In August, the center received the first production model of the Cray T3E, including 256 processing units. Center officials had been hoping to receive an additional 256 units, to increase the machine's peak speed to 375 billion calculations per second. Ironically, the second batch of 256 processing units arrived on March 28 — the same day as the National Science Board decision.

In a joint statement issued that day, Nordenberg and Mehrabian said the science board's decision "can only be viewed as an unfortunate shift in national policy away from high-end computation." High-end users require the full capacity of speed and accuracy that the most advanced supercomputers provide. The Pittsburgh center has provided roughly as many computational cycles to high-end users as the other three supercomputing centers combined, Nordenberg and Mehrabian noted. Research projects performed with the Pittsburgh center's computers have included sophisticated models of the Gulf Stream, the Earth's magnetic field and blood flow through the heart. Simulating a single heartbeat required 150 hours of time on one of the center's Cray machines.

Nordenberg and Mehrabian said their universities "are both committed to exploring alternative funding opportunities that can keep this outstanding center operating in Pittsburgh. That result would be highly desirable for the western Pennsylvania economy. It also would ensure the continuation of services critical to the national computational infrastructure in solving the most complex science and engineering problems.

"Obviously, there are serious challenges to be met. We cannot predict at this point precisely what alternative approaches might be successful. However, we continue to believe that, because the Pittsburgh Supercom-puting Center can serve a national need not met by any other facility, we can attract the resources required for its continued operation." Pitt physics professor Ralph Roskies, who is co-scientific director of the Pittsburgh center, said he has alternative funding sources in mind but declined to specify them. "I don't want to tip my hand at this point," he said.
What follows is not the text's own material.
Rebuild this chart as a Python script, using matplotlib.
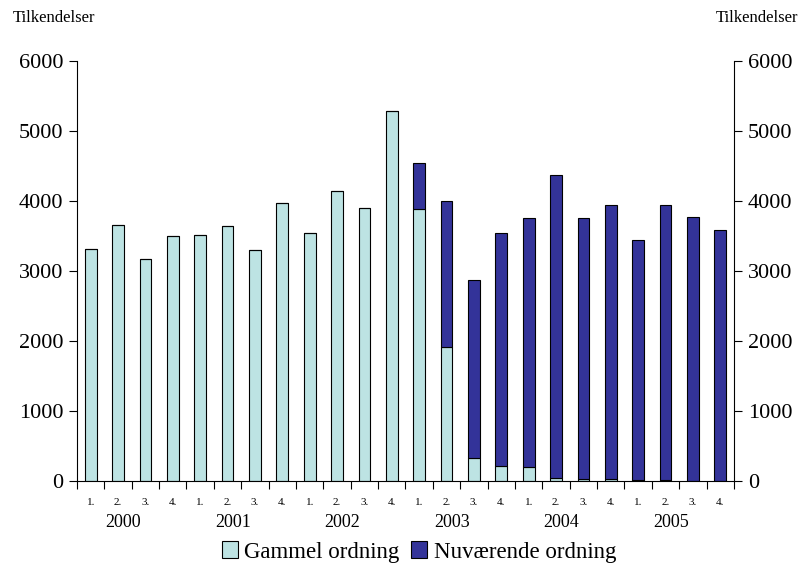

The state allocated $1.5 million to the Pittsburgh center for the current fiscal year, but Gov. Tom Ridge did not recommend any funding for it in next year's proposed budget. However, the state House approved a budget amendment April 1 granting $2 million to the center. To take effect, the amendment also needs approval from the Senate and the governor's office.

The center has about 90 professional employees and plans no layoffs in the near future, Roskies said. "We have to figure out what it is we're going to do, then we'll figure out the [personnel] implications," he said.

The center allocates time on its machines one year in advance, beginning on April 1, which is the beginning of the NSF allocations year. "So right now, we're booked through the end of March 1998," Roskies said.

With the elimination of the Pittsburgh and Cornell centers, the NSF's $65 million annual supercomputing budget will be shared by the Illinois and San Diego centers.

NSF Director Neal Lane said in a prepared statement that the foundation's supercomputing program "is not just about faster computers." He said the Illinois and San Diego centers will continue to provide high-end computing but also will offer broader access to scientists and engineers across the country, as well as educational programs for students in grades K-12.

National Science Board vice chairperson Diana Natalicio said that when NSF launched its supercomputing program in 1985, "the Internet did not exist and the state-of-the-art supercomputers could accomplish less than today's desktop workstation. Clearly, in a field that moves so quickly, we sometimes need to make the difficult choice to stop doing something good to enable something great."